Paul knew that bed. "Do not let the sun go down on your anger," he says, and almost in the same breath, "give no opportunity to the devil" (Ephesians 4:30). He is not being poetic. Unresolved anger is a door. The enemy does not need to invent anything new in you, he just walks through the one you prop open every night.
Here is the question Paul forces, and it cuts deeper than "are you angry." Why won't you put it down? You will tell yourself it is about justice then sit with it longer. The grudge is giving you something. It lets you feel righteous while you feel furious. It hands you a weapon to pick up the next time you feel small. It keeps you on the moral high ground without ever having to climb down and face the person. We do not hold bitterness because we love justice, we hold it because it pays us.
And it is the worst wage you will ever earn. Bitterness does not make them pay. They are asleep; they’ve moved on. Meanwhile the thing you keep gnawing on, certain it will finally satisfy you, was never their bone. It was your own. You are the one it is hollowing out.
You cannot fix this by staring harder at the wound. The longer you study what they did, the larger it grows and the smaller God's mercy looks. The only way out is the one that feels like losing. You look away from the offense and back to a cross, and you stay there until the debt that was cancelled for you grows larger than the debt you are holding against them.
That is why Paul does not end Ephesians 4 with "forgive." He ends with "as God in Christ forgave you." Your forgiveness was not God shrugging. He did not decide your sin was small or pretend it never happened. He named it, weighed it, and laid the full weight of it on His own Son. The mercy you are being asked to extend cost Him blood. That’s what you held in your hands at the Table of Communion yesterday. The bread and the cup are where forgiveness comes from.
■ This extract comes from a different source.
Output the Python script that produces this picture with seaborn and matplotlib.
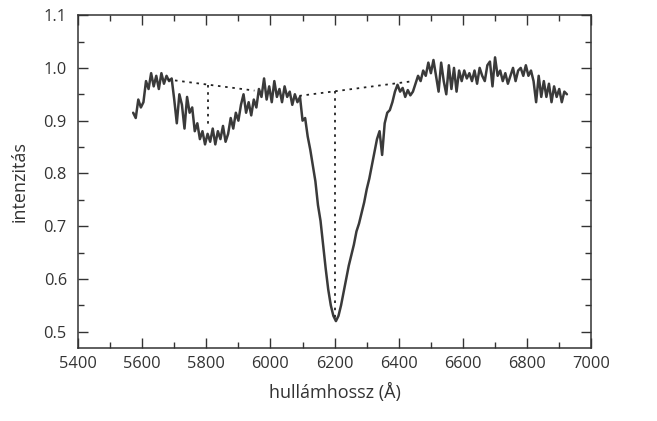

You can’t give what you have not received, and you have received far more than you will ever be asked to give.
Please hear me carefully, because some of you were not wounded by a passing rudeness. You were betrayed and abused; robbed of something you cannot get back. Forgiveness does not mean pretending it did not happen, or handing trust back to someone who will use it as a weapon again, or calling evil good. You may need time and you may need help. You definitely need wise people around you and probably some firm walls in place. What you may not do is build a shrine to your resentment and call it justice. You can lay down the right to make them pay without ever pretending they did nothing.
So tonight, when the court reconvenes, do not present your case. Bring it to the One who already bore the sentence. Let the sun go down on the anger, and not on you.
He has not let go of you. He never will.